Life itself is never easy! The journey consist of tears, blood and sweat! Everything that we have in life is the result of our hard-work! Nothing could make my heart sick more than that difficult first step! Since young things has never been handed over to me in a platter, not born with a silver spoon or a bronze spoon! Ok not even any spoon, we have to fought for our place here in the world! Somehow its been difficult!
Of late I had decided to venture into something out of my own territory - to start my own small business! Well comes to think about it, my blind optimism has led me to believe that this would be easy! Turn out that it was nothing but a waste of time and money! I am writing this with tears in my eyes! All my hopes, excitement and happiness is somehow crushed! My dreams now can go to its grave and I know now how it feels to have done it! One problem has led to another and it all boils down to me wasting my hubby's money AGAIN! I was so enthusiastic to prove that I can handle something like this BUT it was all a dream! Like Carrie Underwood sang with her lungs full of air "THIS IS JUST A DREAM"
I am out of positivism even a little out of faith! Maybe I should just sit still and do nothing but house work, then I wouldn't lost so much money along the way! People might tell me that this is not the end and its just something along the learning curve BUT nothing good has come out of this so far! Suppliers are difficult to handle yet I stayed positive! The taxes that I had to pay along the way has been heavy BUT my hubby never put me down, he kept me going and kept giving me the encouragement and the financial support to build that dream of mine! Its a stupid dream YET he tells me its not! Now I had gone and mess things up! All you haters can now bring on the orchestra and play a full piece of "ode to joy" for me. Your raining on my parade has proven a success! I am soaked!

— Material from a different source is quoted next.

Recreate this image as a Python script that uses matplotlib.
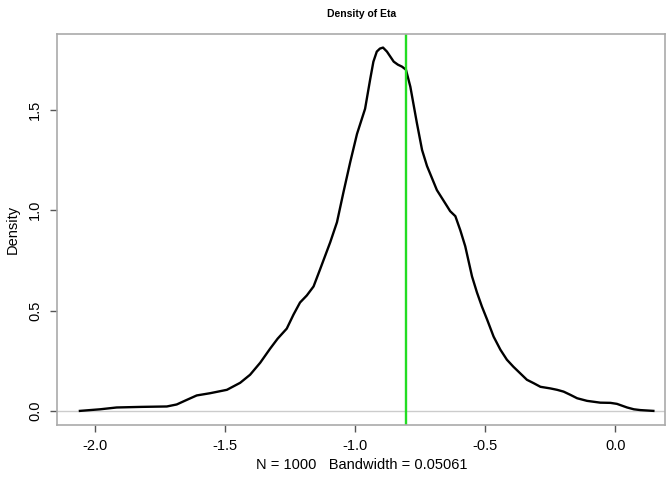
import matplotlib
matplotlib.use("Agg")
import matplotlib.pyplot as plt

plt.rcParams['font.family'] = ['Liberation Sans', 'DejaVu Sans']

# density curve
eta = [-2.058, -1.98, -1.917, -1.82, -1.724, -1.686, -1.647, -1.609, -1.558, -1.493,
       -1.442, -1.404, -1.365, -1.327, -1.298, -1.263, -1.237, -1.212, -1.186, -1.160,
       -1.135, -1.096, -1.070, -1.045, -1.019, -0.993, -0.962, -0.942, -0.930, -0.917,
       -0.905, -0.893, -0.878, -0.865, -0.852, -0.836, -0.820, -0.805, -0.788, -0.763,
       -0.743, -0.724, -0.686, -0.647, -0.635, -0.615, -0.596, -0.577, -0.551, -0.532,
       -0.513, -0.493, -0.468, -0.442, -0.417, -0.392, -0.340, -0.314, -0.288, -0.250,
       -0.224, -0.199, -0.173, -0.147, -0.109, -0.058, -0.019, 0.006, 0.045, 0.071,
       0.096, 0.146]
dens = [0.0, 0.008, 0.017, 0.02, 0.022, 0.032, 0.055, 0.077, 0.088, 0.105,
        0.14, 0.18, 0.24, 0.31, 0.36, 0.41, 0.48, 0.54, 0.575, 0.62,
        0.705, 0.84, 0.94, 1.09, 1.24, 1.38, 1.505, 1.655, 1.74, 1.79,
        1.805, 1.81, 1.79, 1.765, 1.74, 1.725, 1.715, 1.70, 1.615, 1.435,
        1.30, 1.22, 1.10, 1.02, 0.995, 0.97, 0.90, 0.82, 0.67, 0.59,
        0.52, 0.455, 0.37, 0.305, 0.255, 0.22, 0.155, 0.138, 0.12, 0.112,
        0.105, 0.096, 0.08, 0.063, 0.05, 0.041, 0.04, 0.035, 0.017, 0.008,
        0.004, 0.0]
eta_mean = -0.805
xticks = [-2.0, -1.5, -1.0, -0.5, 0.0]
yticks = [0.0, 0.5, 1.0, 1.5]

fig = plt.figure(figsize=(6.66, 4.78), dpi=100)
ax = fig.add_axes([0.086, 0.111, 0.913, 0.818])

ax.axhline(0, color="#cccccc", linewidth=1)
ax.plot(eta, dens, color="black", linewidth=1.7, solid_joinstyle="round")
ax.axvline(eta_mean, color="#22dd22", linewidth=1.7)

ax.set_xlim(-2.145, 0.192)
ax.set_ylim(-0.07, 1.878)
ax.set_xticks(xticks)
ax.set_xticklabels(["%.1f" % v for v in xticks])
ax.set_yticks(yticks)
ax.set_yticklabels(["%.1f" % v for v in yticks], rotation=90, va="center")

for s in ax.spines.values():
    s.set_color("#aaaaaa")
    s.set_linewidth(1.2)
ax.tick_params(colors="#555555", labelcolor="black", labelsize=10.5, length=5, width=1)
ax.tick_params(axis="x", pad=5)
ax.tick_params(axis="y", pad=6)

ax.set_xlabel("N = 1000   Bandwidth = 0.05061", fontsize=10.5, labelpad=4)
ax.set_ylabel("Density", fontsize=10.5, labelpad=6)
ax.set_title("Density of Eta", fontsize=7.5, fontweight="bold", pad=12)

fig.savefig("out.png", dpi=100)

The biggest bomb dropped for me this morning! My goods are now being held by custom and I need to pay a substantial custom taxes to get it out! So how much do I need to sell the items? With all this cost add up, I would say that it is more than I can sell to even break even! Other people do not face this problem YET its me at the end who is phased with this! At first it was the supplier Western Union cost! And then short items were sent to me resulting extra cost, when I stress the supplier she refuse to reply my mail. Then now it was this, custom hold inspite items being declare as gift?!? I do not know how much I can take this! Maybe it is a learning process and I shouldn't be a quitter BUT my heart is not that strong anymore! I am tired! Then I read a news online that says any small business online, even meant to just sell away second hand items are required to register themselves with the SSM! If caught without registration it will be fine of MYR50,000 or 2 years jail terms or both! Well I do not know what else I am going to be hit with! I am neither here nor there and no customers YET! I am frighten like a little child left out in the cold! #heartsickmodeontilldunnowhen!